Silver doesn’t doubt that many of the folks in question would fail the drug tests that are the gateway to many services. But the idea that most homeless people choose their lot is a “complete fallacy,” he said.

“What people don’t understand is that the vast majority of people who are ‘choosing’ to be homeless are dealing with severe trauma and abuse and abandonment. They’re often people who were severely failed by adults in their life. That’s what they’re responding to. They are pulling back from society,” he said.

Naramore said he’s aware of a range of situations among the homeless he deals with. Some are mentally ill, some are addicted and some are choosing a “lifestyle,” he said, but others are simply neighbors who got knocked out of a home and a conventional existence by the Great Recession, and never did recover. “With the job loss … this is all they’ve got in the whole wide world,” he said.

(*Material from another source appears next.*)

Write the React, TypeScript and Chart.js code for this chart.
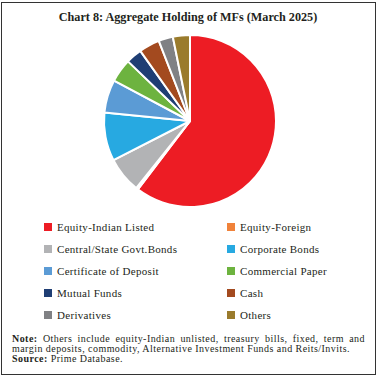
import React, { useEffect, useRef } from "react";
import { Chart, registerables } from "chart.js";

Chart.register(...registerables);

const title = "Chart 8: Aggregate Holding of MFs (March 2025)";
const categories = [
  "Equity-Indian Listed",
  "Equity-Foreign",
  "Central/State Govt.Bonds",
  "Corporate Bonds",
  "Certificate of Deposit",
  "Commercial Paper",
  "Mutual Funds",
  "Cash",
  "Derivatives",
  "Others",
];
const shares = [60.3, 0.4, 6.7, 9.1, 6.2, 4.4, 3.0, 3.9, 2.7, 3.2];
const colors = [
  "#ED1C24",
  "#F0823A",
  "#B2B3B5",
  "#27A9E1",
  "#5B9BD5",
  "#6DB33F",
  "#1F3E74",
  "#A34A1F",
  "#808184",
  "#9A7B2C",
];
const noteLine1 = "Others include equity-Indian unlisted, treasury bills, fixed, term and";
const noteLine2 = "margin deposits, commodity, Alternative Investment Funds and Reits/Invits.";
const sourceText = "Prime Database.";

const serif = '"Liberation Serif", "DejaVu Serif", serif';

export default function App() {
  const ref = useRef<HTMLCanvasElement | null>(null);
  useEffect(() => {
    if (!ref.current) return;
    const chart = new Chart(ref.current, {
      type: "pie",
      data: {
        labels: categories,
        datasets: [
          {
            data: shares,
            backgroundColor: colors,
            borderColor: "#ffffff",
            borderWidth: 2,
          },
        ],
      },
      options: {
        animation: false,
        responsive: false,
        maintainAspectRatio: false,
        radius: 86,
        layout: { padding: 0 },
        plugins: {
          legend: { display: false },
          tooltip: { enabled: false },
        },
      },
    });
    return () => chart.destroy();
  }, []);

  const noteStyle: React.CSSProperties = {
    position: "absolute",
    left: 12,
    width: 353,
    fontSize: 10,
    letterSpacing: 0.45,
    lineHeight: "10px",
    whiteSpace: "nowrap",
  };

  return (
    <div
      style={{
        position: "absolute",
        left: 0,
        top: 0,
        width: 380,
        height: 380,
        background: "#fff",
        fontFamily: serif,
        color: "#231F20",
      }}
    >
      <div
        style={{
          position: "absolute",
          left: 1,
          top: 2,
          width: 373,
          height: 371,
          border: "1.3px solid #333",
        }}
      />
      <div
        style={{
          position: "absolute",
          left: 0,
          top: 9,
          width: 376,
          textAlign: "center",
          fontWeight: "bold",
          fontSize: 12.2,
          lineHeight: "16px",
        }}
      >
        {title}
      </div>
      <canvas
        ref={ref}
        width={380}
        height={190}
        style={{ position: "absolute", left: 0, top: 26, width: 380, height: 190 }}
      />
      {categories.map((c, i) => {
        const col = i % 2;
        const row = Math.floor(i / 2);
        const x = col === 0 ? 44 : 227;
        const y = 227 + row * 22;
        return (
          <div
            key={c}
            style={{
              position: "absolute",
              left: x,
              top: y - 7,
              height: 14,
              display: "flex",
              alignItems: "center",
              fontSize: 11,
              letterSpacing: 0.3,
              whiteSpace: "nowrap",
            }}
          >
            <span
              style={{
                display: "inline-block",
                width: 8,
                height: 8,
                background: colors[i],
                marginRight: 5,
              }}
            />
            <span>{c}</span>
          </div>
        );
      })}
      <div style={{ ...noteStyle, top: 334, textAlign: "justify", textAlignLast: "justify", whiteSpace: "normal" }}>
        <b>Note:</b> {noteLine1}
      </div>
      <div style={{ ...noteStyle, top: 344 }}>{noteLine2}</div>
      <div style={{ ...noteStyle, top: 354 }}>
        <b>Source:</b> {sourceText}
      </div>
    </div>
  );
}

The underlying problem, Silver said, is a society that doesn’t have enough resources and services for everyone.

“In a perfectly functioning world, we’d have the right resources available the very day the outreach worker makes the connection,” he said. “But we usually don’t. Usually, people have to wait on line.”

Salmon Creek next?

This past weekend, the Sheriff’s Office did step in; there were too many complaints about too much trouble not to, Naramore said. Several arrests were made, several more folks said they’d try local shelters, and one will be staying with a family member, he said. Meanwhile, arrangements were underway as this story went to print for Public Works personnel to clean up the remaining mess.

But some residents of these woods told Naramore they’ll simply move to similar hideaways nearby. He said he’s familiar with a couple of small camps in the Salmon Creek area north of here. Will they swell now, just as the Hazel Dell camp did?

“Unfortunately, when they show up at the next site, that’ll be near somebody’s neighborhood, too. I’m going to have to go looking. That’s my job,” he said. “I am going to continue doing what I can, on this end. Hopefully not just driving them out, but finding them something.”